Interplay of magnetism and dimerization in pressurized Kitaev material β-Li2IrO3

Abstract

We present magnetization measurements on polycrystalline β-Li2IrO3 under hydrostatic pressures up to 3~GPa and construct the temperature-pressure phase diagram of this material. Our data confirm that magnetic order breaks down in a first-order phase transition at pc ≈ 1.4~GPa and additionally reveal a step-like feature -- magnetic signature of structural dimerization -- that appears at pc and shifts to higher temperatures upon further compression. Following the structural study by L. S. I. Veiga et al. [Phys. Rev. B 100, 064104 (2019)], we suggest that a partially dimerized phase with a mixture of magnetic and non-magnetic Ir4+ sites develops above pc.

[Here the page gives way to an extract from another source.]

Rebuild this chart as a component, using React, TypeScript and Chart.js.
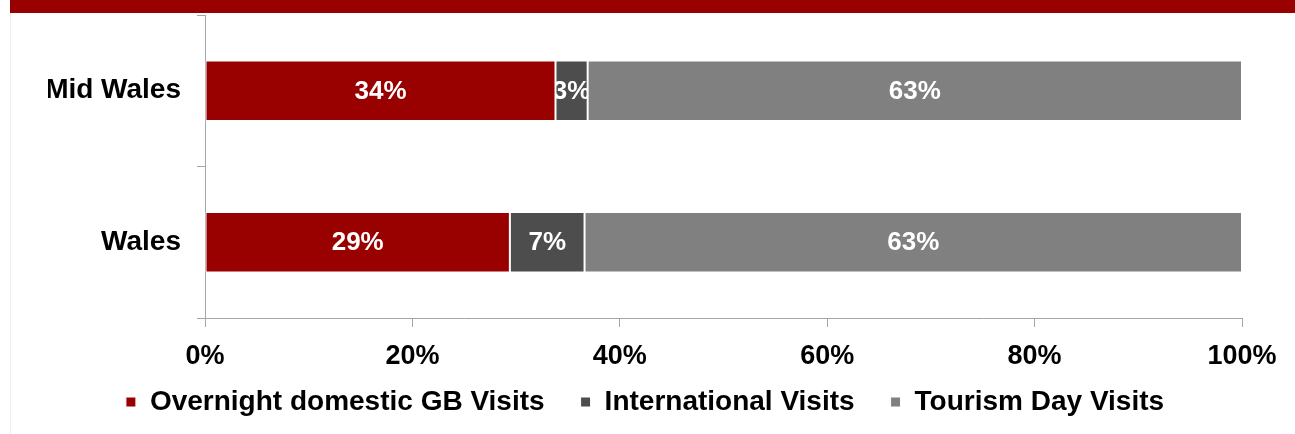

This phase is thermodynamically stable between 1.7 and 2.7~GPa according to our ab initio calculations. It confines the magnetic Ir4+ sites to weakly coupled tetramers with a singlet ground state and no long-range magnetic order. Our results rule out the formation of a pressure-induced spin-liquid phase in β-Li2IrO3 and reveal peculiarities of the magnetism collapse transition in a Kitaev material. We also show that a compressive strain imposed by the pressure treatment of β-Li2IrO3 enhances signatures of the 100~K magnetic anomaly at ambient pressure.